_TASK INPUTS_

*-*-*

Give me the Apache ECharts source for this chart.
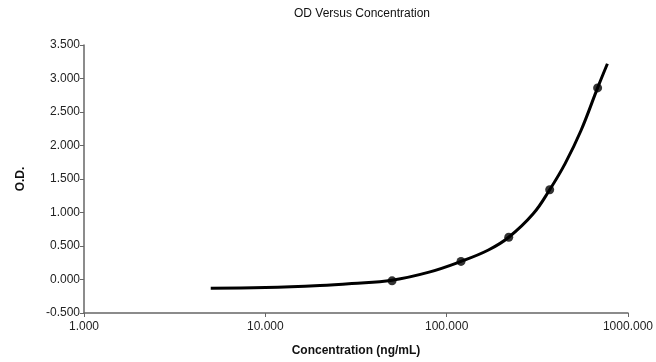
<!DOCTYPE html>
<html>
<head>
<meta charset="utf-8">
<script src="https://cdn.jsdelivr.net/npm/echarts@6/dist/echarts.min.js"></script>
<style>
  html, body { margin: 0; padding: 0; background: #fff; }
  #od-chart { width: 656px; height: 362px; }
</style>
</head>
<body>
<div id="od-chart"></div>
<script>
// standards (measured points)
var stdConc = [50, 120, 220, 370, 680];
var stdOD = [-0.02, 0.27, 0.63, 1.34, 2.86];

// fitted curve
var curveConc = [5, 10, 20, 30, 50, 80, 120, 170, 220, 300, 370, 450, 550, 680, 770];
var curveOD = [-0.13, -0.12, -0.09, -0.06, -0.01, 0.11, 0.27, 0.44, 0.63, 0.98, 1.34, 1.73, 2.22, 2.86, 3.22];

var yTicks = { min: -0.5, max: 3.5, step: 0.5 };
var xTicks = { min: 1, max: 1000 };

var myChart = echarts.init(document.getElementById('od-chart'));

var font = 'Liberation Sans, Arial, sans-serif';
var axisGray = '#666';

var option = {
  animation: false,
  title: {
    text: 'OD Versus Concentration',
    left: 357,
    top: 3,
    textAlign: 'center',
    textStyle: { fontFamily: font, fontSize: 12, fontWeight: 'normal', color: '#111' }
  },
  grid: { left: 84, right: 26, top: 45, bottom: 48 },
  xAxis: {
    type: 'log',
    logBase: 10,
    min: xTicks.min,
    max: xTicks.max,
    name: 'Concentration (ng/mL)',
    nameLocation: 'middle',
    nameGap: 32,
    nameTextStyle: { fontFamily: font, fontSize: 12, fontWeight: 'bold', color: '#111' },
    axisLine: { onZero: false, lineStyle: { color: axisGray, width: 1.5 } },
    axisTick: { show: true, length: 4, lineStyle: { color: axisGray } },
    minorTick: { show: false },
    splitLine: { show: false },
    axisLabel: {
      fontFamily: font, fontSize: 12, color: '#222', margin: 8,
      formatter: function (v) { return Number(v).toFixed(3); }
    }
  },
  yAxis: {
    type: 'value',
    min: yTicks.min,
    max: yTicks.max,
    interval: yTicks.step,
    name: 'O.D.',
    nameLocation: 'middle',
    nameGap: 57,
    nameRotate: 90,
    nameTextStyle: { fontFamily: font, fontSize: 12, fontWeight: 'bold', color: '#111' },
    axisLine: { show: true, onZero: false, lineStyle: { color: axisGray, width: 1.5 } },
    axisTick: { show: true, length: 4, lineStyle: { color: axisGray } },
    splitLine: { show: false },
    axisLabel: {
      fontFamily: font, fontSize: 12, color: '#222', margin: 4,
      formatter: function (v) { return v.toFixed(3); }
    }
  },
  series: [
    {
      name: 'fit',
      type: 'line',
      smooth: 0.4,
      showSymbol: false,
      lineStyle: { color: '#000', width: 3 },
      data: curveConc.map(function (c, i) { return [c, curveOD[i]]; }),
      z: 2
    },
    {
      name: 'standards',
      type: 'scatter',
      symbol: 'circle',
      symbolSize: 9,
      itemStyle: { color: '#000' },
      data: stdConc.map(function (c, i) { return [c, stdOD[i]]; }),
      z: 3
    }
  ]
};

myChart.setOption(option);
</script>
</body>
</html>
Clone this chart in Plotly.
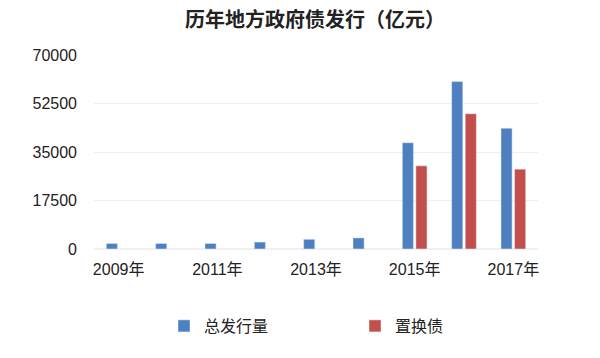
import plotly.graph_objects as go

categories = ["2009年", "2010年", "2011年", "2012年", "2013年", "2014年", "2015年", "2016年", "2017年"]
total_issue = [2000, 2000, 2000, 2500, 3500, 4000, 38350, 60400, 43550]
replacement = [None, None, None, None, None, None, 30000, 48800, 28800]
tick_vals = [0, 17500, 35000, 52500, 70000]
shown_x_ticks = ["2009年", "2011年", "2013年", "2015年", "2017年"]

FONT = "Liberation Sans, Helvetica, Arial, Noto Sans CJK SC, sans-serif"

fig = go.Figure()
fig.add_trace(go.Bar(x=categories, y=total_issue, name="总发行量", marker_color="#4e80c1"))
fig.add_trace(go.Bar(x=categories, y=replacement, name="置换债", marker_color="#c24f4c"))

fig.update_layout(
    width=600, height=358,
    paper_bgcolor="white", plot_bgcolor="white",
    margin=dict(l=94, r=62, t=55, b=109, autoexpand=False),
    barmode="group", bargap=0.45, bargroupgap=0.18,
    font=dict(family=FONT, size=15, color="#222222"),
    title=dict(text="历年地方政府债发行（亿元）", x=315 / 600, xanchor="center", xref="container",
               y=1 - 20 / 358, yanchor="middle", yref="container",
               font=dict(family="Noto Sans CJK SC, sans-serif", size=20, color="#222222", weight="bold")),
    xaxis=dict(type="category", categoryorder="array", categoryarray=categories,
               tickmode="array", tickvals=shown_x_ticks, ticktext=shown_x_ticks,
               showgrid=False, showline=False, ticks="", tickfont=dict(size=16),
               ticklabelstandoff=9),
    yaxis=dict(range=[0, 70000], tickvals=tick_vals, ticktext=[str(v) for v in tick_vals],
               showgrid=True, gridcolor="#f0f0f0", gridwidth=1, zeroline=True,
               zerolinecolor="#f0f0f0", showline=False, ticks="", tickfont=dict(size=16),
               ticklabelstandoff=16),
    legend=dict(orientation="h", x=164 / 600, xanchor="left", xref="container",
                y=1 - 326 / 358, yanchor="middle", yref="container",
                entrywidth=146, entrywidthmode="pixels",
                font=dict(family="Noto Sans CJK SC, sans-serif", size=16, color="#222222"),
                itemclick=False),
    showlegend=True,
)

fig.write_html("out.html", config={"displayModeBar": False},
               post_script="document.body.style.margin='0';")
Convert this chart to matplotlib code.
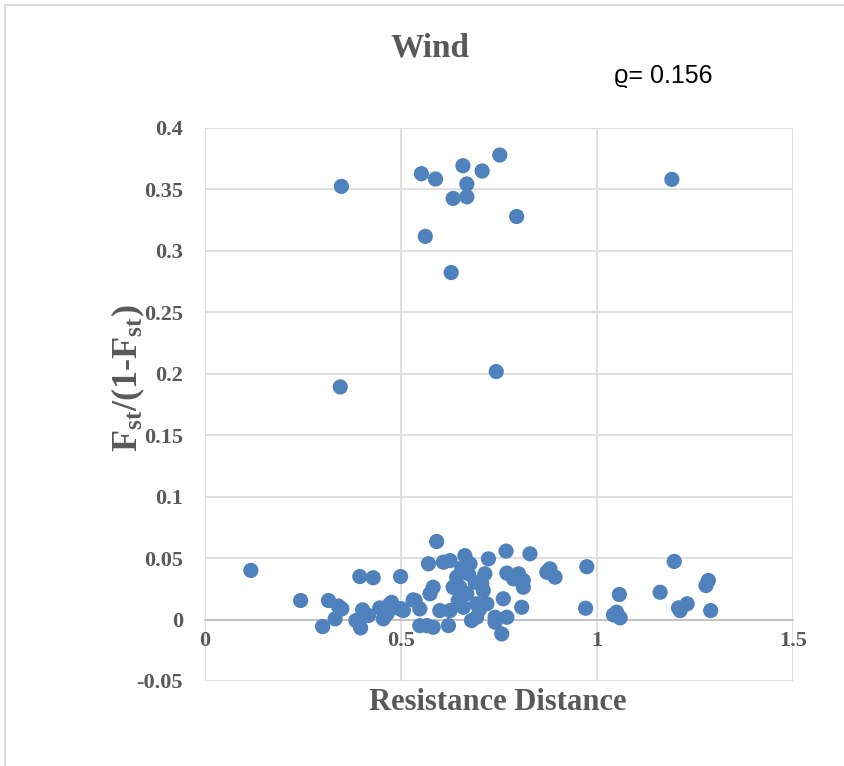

*-*-*

_EXERCISE DESCRIPTION_
Up in the listing, locate the line with "Clone this chart in Plotly."; print it and every line after it down to the line with "import plotly.graph_objects as go", which is included too. Skip the pictures.

_EXERCISE SOLUTION_
Clone this chart in Plotly.
import plotly.graph_objects as go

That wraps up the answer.